I don’t think that’s the point. Or at least, it shouldn’t be the point. Students who want an advanced education should have fair and affordable access to it, full stop. It’s not society’s place to tell children whether they’re worthy of opportunity. But too often that’s the case, and the psychological effects can be lasting. The paranoia that I’m perceived as an abuser of unfair advantages, or a product of affirmative action, still leads me to question my accomplishments. At least when I was a student-athlete in college, I could gauge my success with my athletic performance and grades, both of which are much more concrete measures of achievement than the nebulous victories of adulthood.
In a way, that’s what Token is for: celebrating people who’ve been told their identities give them an unfair advantage, when in reality, they’ve succeeded in spite of the structures that oppress and marginalize them. In this issue of Token, we’re featuring women who’ve shed light on the racial disparity in academia and its lasting effects on women of color.
– Ari, who’s only here because she’s black
We’ve featured her before, but no examination of racial disparities in the American education system would be complete without referencing Nikole Hannah-Jones. She is currently the face of The 1619 Project, a massive chronicle of the 400 years since the first African slaves arrived in the United States. But I first learned about her in an episode of This American Life called The Problem We All Live With, where she reports on a failing, predominantly black school district’s attempts to integrate with a nearby white, affluent district.

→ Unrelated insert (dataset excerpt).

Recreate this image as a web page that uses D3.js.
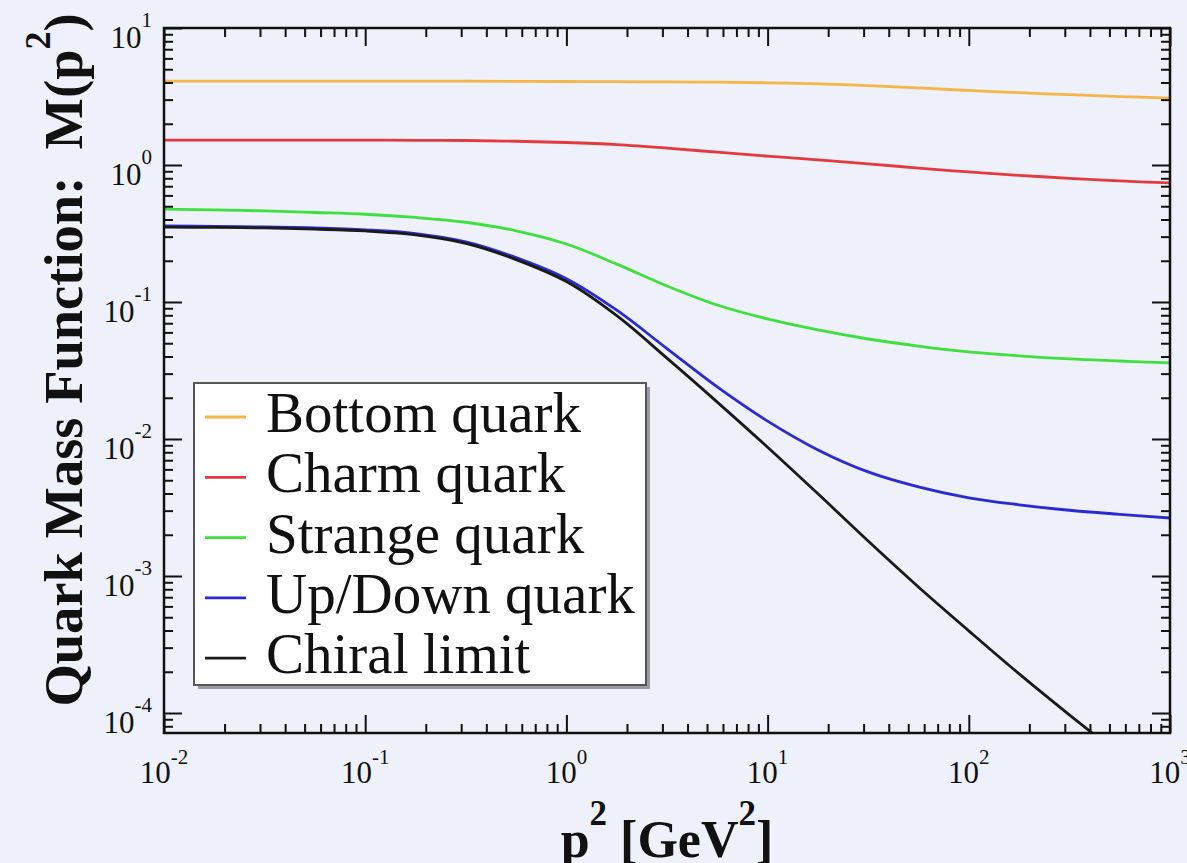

The highlight of the episode–or rather, the lowlight — is a forum held in a white school in which parent after parent complains about the supposed horrors black children will bring to their childrens’ schools. One parent wonders whether they’ll need metal detectors once the black children arrive; another suggests starting classes earlier to discourage black parents from enrolling their children into the schools. The assembly, which was attended by a mostly-white audience, was a harrowing look into how white parents really feel about equal opportunity in education.
After you listen to the episode — which you absolutely should do — read Hannah-Jones’s essay about finding a school for her daughter in New York City. Though it’s three years old, the essay is a prescient precursor to today’s debate on integration, meritocracy, and privilege in NYC public schools.
In 2011, Kelley Williams-Bolar was jailed, fined, and put on probation for using her father’s address to enroll her children in his (whiter, better) school district. Her story resurfaced last spring amidst the admissions scandal in which actresses Felicity Huffman and Lori Loughlin, among others, were charged with bribing and scamming their children into college. The two incidences illustrate the extreme disparity in what qualifies as “cheating the system” when you are a black mother trying to do right by her children.
Jenn M. Jackson
Jenn M. Jackson is a writer, scholar, and an assistant professor at Syracuse University. In this essay she writes about the distinction between imposter syndrome and the very real psychological impact of racism and misogyny on women in the workplace. She writes:
“By labeling every single moment of self-doubt expressed by women, primarily those of color, as impostor syndrome, we flatten the complexities and pervasiveness of White Supremacy and patriarchy. Not only that, we situate these women as just needing to ‘lean in’ or ‘pull themselves up by their bootstraps’ whilst never acknowledging that when they do lean in, and when they do pull themselves up, they are still met with opposition from individual actors and institutions who are invested in their exclusion from many public spaces.”